### What the task requires:
Copy exactly the lines that run from the top of the listing to the line containing "from bokeh.resources import INLINE", both ends included, and omit the pictures.

### Data section:

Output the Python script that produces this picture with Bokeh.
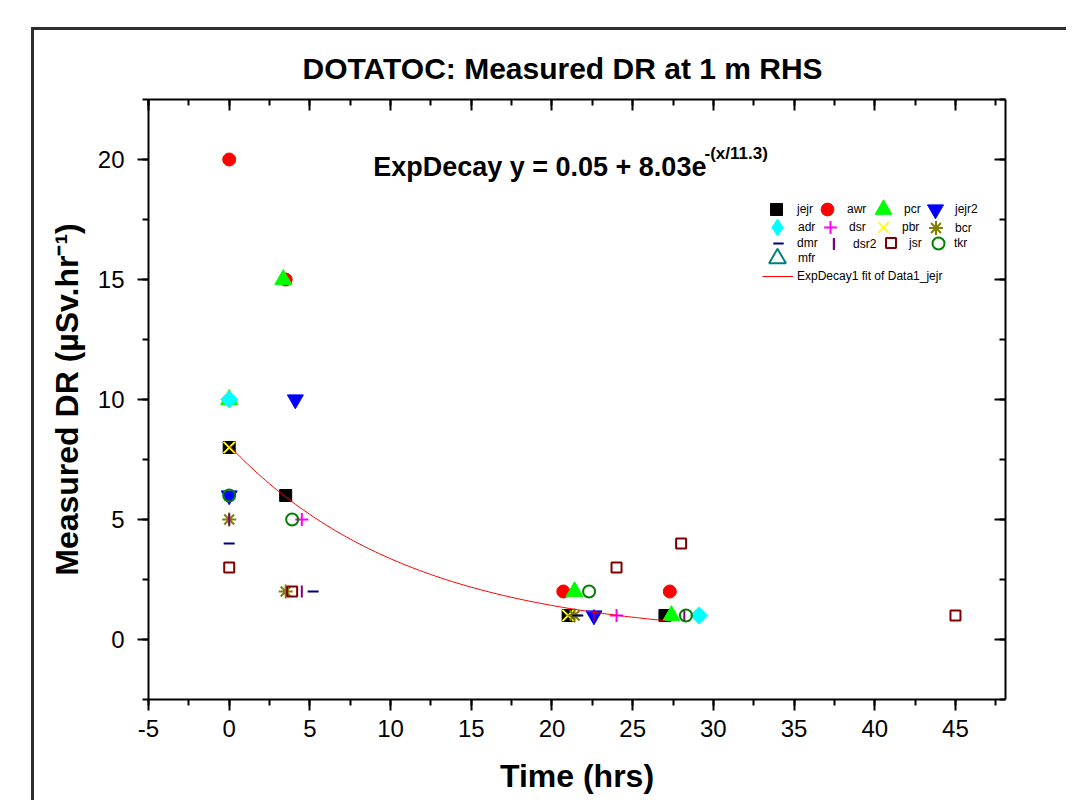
import numpy as np
from bokeh.plotting import figure
from bokeh.models import (Range1d, LinearAxis, SingleIntervalTicker, Legend, LegendItem,
                          Label, CustomJSTickFormatter)
from bokeh.embed import file_html
from bokeh.resources import INLINE

# ---- data ----
series_names = ["jejr", "awr", "pcr", "jejr2", "adr", "dsr", "pbr", "bcr",
                "dmr", "dsr2", "jsr", "tkr", "mfr"]
jejr_x = [0, 3.5, 21.0, 27.0];          jejr_y = [8, 6, 1, 1]
awr_x = [0, 3.5, 20.7, 27.3];           awr_y = [20, 15, 2, 2]
pcr_x = [0, 3.35, 21.4, 27.4];          pcr_y = [10, 15, 2, 1]
jejr2_x = [0, 4.1, 22.6];               jejr2_y = [6, 10, 1]
adr_x = [0, 29.1];                      adr_y = [10, 1]
dsr_x = [4.5, 24.0];                    dsr_y = [5, 1]
pbr_x = [0, 21.0];                      pbr_y = [8, 1]
bcr_x = [0, 3.5, 21.4];                 bcr_y = [5, 2, 1]
dmr_x = [0, 5.2, 21.6];                 dmr_y = [4, 2, 1]
dsr2_x = [0, 4.5, 22.6, 28.2];          dsr2_y = [5, 2, 1, 1]
jsr_x = [0, 3.9, 24.0, 28.0, 45.0];     jsr_y = [3, 2, 3, 4, 1]
tkr_x = [0, 3.9, 22.3, 28.3];           tkr_y = [6, 5, 2, 1]
mfr_x = [];                             mfr_y = []

# ExpDecay fit parameters (as printed on the chart)
fit_y0, fit_A, fit_t = 0.05, 8.03, 11.3
fit_x_end = 27.0
fit_label = "ExpDecay1 fit of Data1_jejr"

title_text = "DOTATOC: Measured DR at 1 m RHS"
x_ticks_interval = 5
y_ticks_interval = 5

FONT = "Liberation Sans"

p = figure(frame_width=857, frame_height=600,
           min_border_left=114, min_border_right=61,
           min_border_top=69, min_border_bottom=101,
           x_range=Range1d(-5, 48.1), y_range=Range1d(-2.5, 22.5),
           output_backend="svg", toolbar_location=None, title=title_text)
p.margin = (27, 0, 0, 31)
p.styles = {"border-top": "3px solid #2e2e2e", "border-left": "3px solid #2e2e2e"}
p.background_fill_color = "white"
p.border_fill_color = "white"
p.outline_line_color = None
p.grid.visible = False

p.title.align = "left"
p.title.offset = 154
p.title.text_font = FONT
p.title.text_font_size = "30px"
p.title.text_font_style = "bold"
p.title.text_color = "black"
p.title.standoff = 30

def style_main(ax, interval):
    ax.ticker = SingleIntervalTicker(interval=interval, num_minor_ticks=2)
    ax.axis_line_width = 2
    ax.axis_line_color = "black"
    ax.major_tick_line_width = 2
    ax.minor_tick_line_width = 2
    ax.major_tick_out = 11
    ax.major_tick_in = 0
    ax.minor_tick_out = 6
    ax.minor_tick_in = 0
    ax.major_label_text_font = FONT
    ax.major_label_text_font_size = "24px"
    ax.major_label_text_color = "black"
    ax.axis_label_text_font = FONT
    ax.axis_label_text_font_size = "32px"
    ax.axis_label_text_font_style = "bold"
    ax.axis_label_text_color = "black"

style_main(p.xaxis[0], x_ticks_interval)
style_main(p.yaxis[0], y_ticks_interval)
p.xaxis[0].axis_label = "Time (hrs)"
p.yaxis[0].axis_label = "Measured DR (µSv.hr⁻¹)"
p.xaxis[0].major_label_overrides = {-5: "-5"}
p.xaxis[0].major_label_standoff = 9
p.yaxis[0].major_label_standoff = 13
p.xaxis[0].axis_label_standoff = 18
p.yaxis[0].axis_label_standoff = 10

def side_axis(interval):
    ax = LinearAxis(ticker=SingleIntervalTicker(interval=interval, num_minor_ticks=2),
                    formatter=CustomJSTickFormatter(code="return ''"))
    ax.axis_line_width = 2
    ax.major_tick_line_width = 2
    ax.minor_tick_line_width = 2
    ax.major_tick_out = 0
    ax.major_tick_in = 11
    ax.minor_tick_out = 0
    ax.minor_tick_in = 6
    ax.major_label_standoff = 0
    return ax

p.add_layout(side_axis(x_ticks_interval), "above")
p.add_layout(side_axis(y_ticks_interval), "right")

# ---- series ----
specs = [
    ("jejr", jejr_x, jejr_y, dict(marker="square", size=12, color="black")),
    ("awr", awr_x, awr_y, dict(marker="circle", size=13, color="#ff0000")),
    ("pcr", pcr_x, pcr_y, dict(marker="triangle", size=17, color="#00ff00")),
    ("jejr2", jejr2_x, jejr2_y, dict(marker="inverted_triangle", size=16, color="#0000ff")),
    ("adr", adr_x, adr_y, dict(marker="square", size=12, angle=np.pi / 4, color="#00ffff")),
    ("dsr", dsr_x, dsr_y, dict(marker="cross", size=13, line_width=2, color="#ff00ff")),
    ("pbr", pbr_x, pbr_y, dict(marker="x", size=16, line_width=2, color="#ffff00")),
    ("bcr", bcr_x, bcr_y, dict(marker="asterisk", size=14, line_width=2, color="#808000")),
    ("dmr", dmr_x, dmr_y, dict(marker="dash", size=11, line_width=2, color="#000080")),
    ("dsr2", dsr2_x, dsr2_y, dict(marker="dash", size=12, angle=np.pi / 2, line_width=2, color="#800080")),
    ("jsr", jsr_x, jsr_y, dict(marker="square", size=10, line_width=2, line_color="#800000", fill_color=None)),
    ("tkr", tkr_x, tkr_y, dict(marker="circle", size=12, line_width=2, line_color="#008000", fill_color=None)),
    ("mfr", mfr_x, mfr_y, dict(marker="triangle", size=16, line_width=2, line_color="#008080", fill_color=None)),
]
rends = {}
for name, xs, ys, kw in specs:
    rends[name] = p.scatter(x=xs, y=ys, **kw)

fx = np.linspace(0, fit_x_end, 120)
fy = fit_y0 + fit_A * np.exp(-fx / fit_t)
fit_r = p.line(fx, fy, line_color="#ff0000", line_width=1)

# hidden legend-only proxies (legend needs non-empty data to draw a key)
adr_key = p.scatter(x=adr_x, y=adr_y, marker="diamond", color="#00ffff", visible=False)
dsr2_key = p.vbar(x=dsr2_x, top=dsr2_y, width=0.1, fill_color="#800080",
                  line_color=None, visible=False)
mfr_key = p.scatter(x=[0], y=[0], marker="triangle", line_width=2,
                    line_color="#008080", fill_color=None, visible=False)

# ---- equation text ----
p.add_layout(Label(x=8.92, y=19.7, text="ExpDecay y = 0.05 + 8.03e",
                   text_font=FONT, text_font_size="27px", text_font_style="bold",
                   text_baseline="alphabetic", text_color="black"))
p.add_layout(Label(x=29.45, y=20.27, text="-(x/11.3)",
                   text_font=FONT, text_font_size="17px", text_font_style="bold",
                   text_baseline="alphabetic", text_color="black"))

# ---- legend: one key per item, placed on Origin's legend grid ----
FL, FB = 148, 699   # frame left / bottom, page px
LH = 14

def key(label, rend, cx, cy, gw, gh, tx):
    h = max(gh, LH)
    loc = (round(cx - gw / 2 - FL), round(FB - (cy + h / 2)))
    leg = Legend(items=[LegendItem(label=label, renderers=[rend])], location=loc,
                 orientation="vertical", glyph_width=gw, glyph_height=gh,
                 label_standoff=max(0, round(tx - (cx + gw / 2))), label_height=LH,
                 label_text_font=FONT, label_text_font_size="12px",
                 label_text_color="black", spacing=0,
                 padding=0, margin=0, border_line_color=None,
                 background_fill_alpha=0, inactive_fill_alpha=0)
    p.add_layout(leg)

key("jejr", rends["jejr"], 776, 209, 30, 30, 797)
key("awr", rends["awr"], 827, 209, 32, 32, 847)
key("pcr", rends["pcr"], 883, 209, 42, 42, 902)
key("jejr2", rends["jejr2"], 935, 209, 40, 40, 954)
key("adr", adr_key, 777, 227, 42, 42, 797)
key("dsr", rends["dsr"], 830, 227, 32, 32, 849)
key("pbr", rends["pbr"], 883, 227, 36, 36, 902)
key("bcr", rends["bcr"], 935, 227, 35, 35, 954)
key("dmr", rends["dmr"], 778, 243, 26, 26, 797)
key("dsr2", dsr2_key, 833, 243, 3, 15, 852)
key("jsr", rends["jsr"], 891, 243, 25, 25, 910)
key("tkr", rends["tkr"], 938, 243, 30, 30, 954)
key("mfr", mfr_key, 777, 258, 42, 42, 797)
key(fit_label, fit_r, 777, 276, 31, 16, 797)

open("out.html", "w").write(file_html(p, INLINE))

### Expected answer:
Output the Python script that produces this picture with Bokeh.
import numpy as np
from bokeh.plotting import figure
from bokeh.models import (Range1d, LinearAxis, SingleIntervalTicker, Legend, LegendItem,
                          Label, CustomJSTickFormatter)
from bokeh.embed import file_html
from bokeh.resources import INLINE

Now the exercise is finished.